Fellas, I introduce to you the Hot Rod Heated Travel Mug. Simply plug the cup into your power port or cigarette lighter (like anyone uses those things anymore) and you’ve got yourself a hot cup of brew every time. Don’t worry about getting it too hot if you’re commute is longer than the line at the DMV, just keep an eye on your temperature gauge (yes, it really has one) and switch off the power once you’re satisfied with how hot it is. It hasn’t ever let me down and now all my days at work start the right way – with hot coffee. Be sure your aunt knows she can get you one here.
Larry in Wonderland
As a red-blooded American man, chances are that you like to read something when you’re going potty. That’s why this collection of ‘Pearls Before Swine’ comics made the list. ‘Larry in Wonderland’ by Stephan Pastis holds includes one of my all-time favorite comics ever, always delivers the comedy, and is sure to help you lose weight too.(because laughing burns calories, duh). The way in which Pastis strings together lines and connects the audience with the characters is amazing. Flush after flush, this book will make your daily constitutional that much more productive as you learn about a the disadvantages of having a pirate for a dry cleaner, the new group that hates our freedom (Hint: They’re on the mooooove.), and how much weight you can put on before you are “encouraged” to update your facebook photo. Tell her brother he can get you and him a copy on Amazon for less than a 12 pack.

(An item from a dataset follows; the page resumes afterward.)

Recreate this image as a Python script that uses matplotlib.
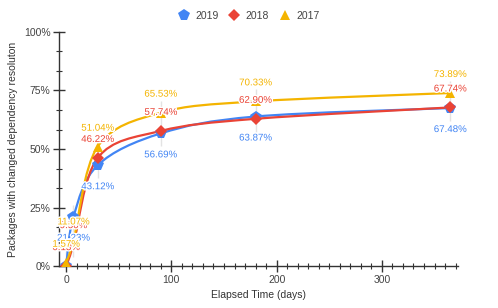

Uncharted 3, Call of Duty: Modern Warfare 3, or Battlefield 3
Between Christmas and New Year’s, we get a couple of extra days off of work… and not all of us want to be watching another football game. Instead, we’d rather pop in our favorite blockbuster action game and do what we’re too spineless to do in real life – defend and protect the weak and innocent. Seriously guys, if you haven’t already bought this for yourself, then make sure someone knows that you
need want one of these games. If you don’t get something you want for for Christmas, you’ll have to man up and blame yourself for not making your wish list know to the world.